>>>

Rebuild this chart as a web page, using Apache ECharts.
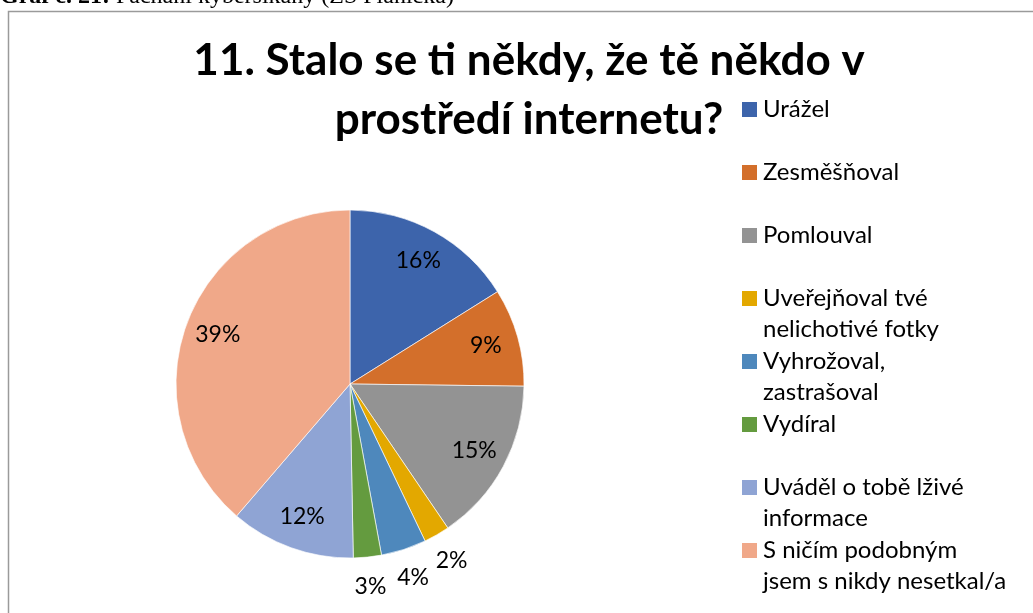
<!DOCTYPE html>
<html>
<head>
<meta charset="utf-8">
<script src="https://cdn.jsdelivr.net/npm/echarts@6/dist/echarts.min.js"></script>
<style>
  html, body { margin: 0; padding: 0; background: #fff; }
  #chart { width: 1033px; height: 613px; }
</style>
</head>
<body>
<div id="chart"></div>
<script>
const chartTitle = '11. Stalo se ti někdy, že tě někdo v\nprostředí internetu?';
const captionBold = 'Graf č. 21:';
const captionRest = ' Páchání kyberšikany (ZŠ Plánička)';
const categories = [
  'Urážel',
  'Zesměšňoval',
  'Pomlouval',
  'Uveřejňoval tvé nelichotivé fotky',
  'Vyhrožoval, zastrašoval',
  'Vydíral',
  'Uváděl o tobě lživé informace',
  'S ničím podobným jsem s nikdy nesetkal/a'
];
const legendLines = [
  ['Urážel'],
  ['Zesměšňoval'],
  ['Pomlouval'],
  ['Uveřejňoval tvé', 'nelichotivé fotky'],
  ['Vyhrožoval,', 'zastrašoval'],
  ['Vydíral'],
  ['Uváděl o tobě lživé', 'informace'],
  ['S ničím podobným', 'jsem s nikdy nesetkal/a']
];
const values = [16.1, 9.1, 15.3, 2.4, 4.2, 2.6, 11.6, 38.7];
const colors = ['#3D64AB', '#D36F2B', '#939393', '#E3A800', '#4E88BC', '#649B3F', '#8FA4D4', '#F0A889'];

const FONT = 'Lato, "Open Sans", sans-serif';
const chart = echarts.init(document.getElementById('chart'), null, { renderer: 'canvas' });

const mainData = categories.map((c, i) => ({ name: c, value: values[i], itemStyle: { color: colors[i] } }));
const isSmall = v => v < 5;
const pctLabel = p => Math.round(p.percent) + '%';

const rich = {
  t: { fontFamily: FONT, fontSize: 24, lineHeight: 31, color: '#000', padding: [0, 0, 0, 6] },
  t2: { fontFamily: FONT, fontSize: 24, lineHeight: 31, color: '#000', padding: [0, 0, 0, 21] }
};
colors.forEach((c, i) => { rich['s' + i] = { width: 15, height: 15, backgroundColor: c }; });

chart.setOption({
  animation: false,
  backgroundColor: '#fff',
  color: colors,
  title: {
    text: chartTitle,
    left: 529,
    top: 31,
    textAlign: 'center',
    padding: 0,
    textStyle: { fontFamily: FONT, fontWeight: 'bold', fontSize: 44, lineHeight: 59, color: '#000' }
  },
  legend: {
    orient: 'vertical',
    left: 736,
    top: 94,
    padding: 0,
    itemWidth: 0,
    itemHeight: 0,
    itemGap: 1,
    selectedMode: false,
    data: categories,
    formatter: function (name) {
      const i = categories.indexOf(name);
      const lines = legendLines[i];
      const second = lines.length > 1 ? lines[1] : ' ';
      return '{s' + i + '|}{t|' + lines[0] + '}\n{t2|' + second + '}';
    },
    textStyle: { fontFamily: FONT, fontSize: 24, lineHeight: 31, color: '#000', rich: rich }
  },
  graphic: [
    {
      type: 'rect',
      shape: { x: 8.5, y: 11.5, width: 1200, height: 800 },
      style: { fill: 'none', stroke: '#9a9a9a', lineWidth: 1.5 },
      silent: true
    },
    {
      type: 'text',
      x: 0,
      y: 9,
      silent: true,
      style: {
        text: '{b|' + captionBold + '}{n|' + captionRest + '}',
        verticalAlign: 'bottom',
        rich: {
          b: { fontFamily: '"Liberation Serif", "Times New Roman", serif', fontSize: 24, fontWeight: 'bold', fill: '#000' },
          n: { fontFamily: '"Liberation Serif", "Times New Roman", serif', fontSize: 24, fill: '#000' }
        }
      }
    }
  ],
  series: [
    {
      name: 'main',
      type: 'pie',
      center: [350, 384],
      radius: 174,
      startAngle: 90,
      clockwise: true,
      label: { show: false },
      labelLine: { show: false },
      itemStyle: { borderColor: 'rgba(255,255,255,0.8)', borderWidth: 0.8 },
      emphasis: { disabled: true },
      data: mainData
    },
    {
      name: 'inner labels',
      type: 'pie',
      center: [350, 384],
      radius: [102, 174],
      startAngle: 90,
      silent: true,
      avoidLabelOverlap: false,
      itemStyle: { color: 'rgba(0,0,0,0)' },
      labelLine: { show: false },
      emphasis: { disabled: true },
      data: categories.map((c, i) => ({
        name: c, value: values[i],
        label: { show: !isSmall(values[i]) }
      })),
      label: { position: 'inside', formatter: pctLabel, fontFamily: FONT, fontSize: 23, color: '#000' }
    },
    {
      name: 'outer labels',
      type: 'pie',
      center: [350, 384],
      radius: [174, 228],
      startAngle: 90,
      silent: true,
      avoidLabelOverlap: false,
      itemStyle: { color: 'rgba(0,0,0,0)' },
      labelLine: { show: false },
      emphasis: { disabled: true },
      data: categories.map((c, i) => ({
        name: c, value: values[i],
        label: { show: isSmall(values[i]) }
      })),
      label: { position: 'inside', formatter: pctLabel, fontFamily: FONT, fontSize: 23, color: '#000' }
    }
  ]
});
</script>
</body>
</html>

<<<

* [Goal] Your copy of the data should match it exactly, except that pictures are left out.

* [Answer below]
Rebuild this chart as a web page, using Apache ECharts.
<!DOCTYPE html>
<html>
<head>
<meta charset="utf-8">
<script src="https://cdn.jsdelivr.net/npm/echarts@6/dist/echarts.min.js"></script>
<style>
  html, body { margin: 0; padding: 0; background: #fff; }
  #chart { width: 1033px; height: 613px; }
</style>
</head>
<body>
<div id="chart"></div>
<script>
const chartTitle = '11. Stalo se ti někdy, že tě někdo v\nprostředí internetu?';
const captionBold = 'Graf č. 21:';
const captionRest = ' Páchání kyberšikany (ZŠ Plánička)';
const categories = [
  'Urážel',
  'Zesměšňoval',
  'Pomlouval',
  'Uveřejňoval tvé nelichotivé fotky',
  'Vyhrožoval, zastrašoval',
  'Vydíral',
  'Uváděl o tobě lživé informace',
  'S ničím podobným jsem s nikdy nesetkal/a'
];
const legendLines = [
  ['Urážel'],
  ['Zesměšňoval'],
  ['Pomlouval'],
  ['Uveřejňoval tvé', 'nelichotivé fotky'],
  ['Vyhrožoval,', 'zastrašoval'],
  ['Vydíral'],
  ['Uváděl o tobě lživé', 'informace'],
  ['S ničím podobným', 'jsem s nikdy nesetkal/a']
];
const values = [16.1, 9.1, 15.3, 2.4, 4.2, 2.6, 11.6, 38.7];
const colors = ['#3D64AB', '#D36F2B', '#939393', '#E3A800', '#4E88BC', '#649B3F', '#8FA4D4', '#F0A889'];

const FONT = 'Lato, "Open Sans", sans-serif';
const chart = echarts.init(document.getElementById('chart'), null, { renderer: 'canvas' });

const mainData = categories.map((c, i) => ({ name: c, value: values[i], itemStyle: { color: colors[i] } }));
const isSmall = v => v < 5;
const pctLabel = p => Math.round(p.percent) + '%';

const rich = {
  t: { fontFamily: FONT, fontSize: 24, lineHeight: 31, color: '#000', padding: [0, 0, 0, 6] },
  t2: { fontFamily: FONT, fontSize: 24, lineHeight: 31, color: '#000', padding: [0, 0, 0, 21] }
};
colors.forEach((c, i) => { rich['s' + i] = { width: 15, height: 15, backgroundColor: c }; });

chart.setOption({
  animation: false,
  backgroundColor: '#fff',
  color: colors,
  title: {
    text: chartTitle,
    left: 529,
    top: 31,
    textAlign: 'center',
    padding: 0,
    textStyle: { fontFamily: FONT, fontWeight: 'bold', fontSize: 44, lineHeight: 59, color: '#000' }
  },
  legend: {
    orient: 'vertical',
    left: 736,
    top: 94,
    padding: 0,
    itemWidth: 0,
    itemHeight: 0,
    itemGap: 1,
    selectedMode: false,
    data: categories,
    formatter: function (name) {
      const i = categories.indexOf(name);
      const lines = legendLines[i];
      const second = lines.length > 1 ? lines[1] : ' ';
      return '{s' + i + '|}{t|' + lines[0] + '}\n{t2|' + second + '}';
    },
    textStyle: { fontFamily: FONT, fontSize: 24, lineHeight: 31, color: '#000', rich: rich }
  },
  graphic: [
    {
      type: 'rect',
      shape: { x: 8.5, y: 11.5, width: 1200, height: 800 },
      style: { fill: 'none', stroke: '#9a9a9a', lineWidth: 1.5 },
      silent: true
    },
    {
      type: 'text',
      x: 0,
      y: 9,
      silent: true,
      style: {
        text: '{b|' + captionBold + '}{n|' + captionRest + '}',
        verticalAlign: 'bottom',
        rich: {
          b: { fontFamily: '"Liberation Serif", "Times New Roman", serif', fontSize: 24, fontWeight: 'bold', fill: '#000' },
          n: { fontFamily: '"Liberation Serif", "Times New Roman", serif', fontSize: 24, fill: '#000' }
        }
      }
    }
  ],
  series: [
    {
      name: 'main',
      type: 'pie',
      center: [350, 384],
      radius: 174,
      startAngle: 90,
      clockwise: true,
      label: { show: false },
      labelLine: { show: false },
      itemStyle: { borderColor: 'rgba(255,255,255,0.8)', borderWidth: 0.8 },
      emphasis: { disabled: true },
      data: mainData
    },
    {
      name: 'inner labels',
      type: 'pie',
      center: [350, 384],
      radius: [102, 174],
      startAngle: 90,
      silent: true,
      avoidLabelOverlap: false,
      itemStyle: { color: 'rgba(0,0,0,0)' },
      labelLine: { show: false },
      emphasis: { disabled: true },
      data: categories.map((c, i) => ({
        name: c, value: values[i],
        label: { show: !isSmall(values[i]) }
      })),
      label: { position: 'inside', formatter: pctLabel, fontFamily: FONT, fontSize: 23, color: '#000' }
    },
    {
      name: 'outer labels',
      type: 'pie',
      center: [350, 384],
      radius: [174, 228],
      startAngle: 90,
      silent: true,
      avoidLabelOverlap: false,
      itemStyle: { color: 'rgba(0,0,0,0)' },
      labelLine: { show: false },
      emphasis: { disabled: true },
      data: categories.map((c, i) => ({
        name: c, value: values[i],
        label: { show: isSmall(values[i]) }
      })),
      label: { position: 'inside', formatter: pctLabel, fontFamily: FONT, fontSize: 23, color: '#000' }
    }
  ]
});
</script>
</body>
</html>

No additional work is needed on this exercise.